Today, Colorado Ethics Watch submitted comments on proposed changes to the state campaign finance rules. The rule changes were primarily designed to implement new laws regarding school board elections and small groups involved in ballot initiative advocacy, however, Colorado Secretary of State Wayne Williams also proposes to eliminate a rule, first enacted in 1999, that establishes guidelines for when the Secretary of State will initiate a campaign finance enforcement action. That rule allows the Secretary of State to notify filers of technical violations and give them an opportunity to cure the violation before a complaint is filed.
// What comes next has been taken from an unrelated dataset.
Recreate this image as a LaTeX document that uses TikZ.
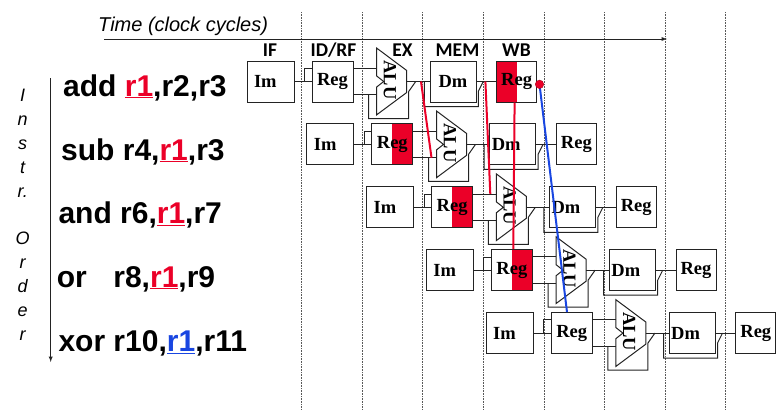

Instead of repealing the rule, Ethics Watch urges the Secretary to strengthen it. The state’s TRACER system already provides notices to filers when they have missed a filing. Ethics Watch urges the state to modify the on-line filing system to flag technical reporting violations such as failure to provide employment information for persons who give $100 or more to a committee. If the rule is repealed, the only recourse for such violations will be the state’s cumbersome and expensive litigation system for campaign finance violations.

Ethics Watch also provided comments to help clarify and strengthen rules implementing new laws regarding school board elections and ballot issue committees that raise and spend less than $5000.

Ethics Watch’s comments were submitted in advance of a public hearing to be held Tuesday, July 26 at 9:00 a.m. at the Colorado Secretary of State’s office.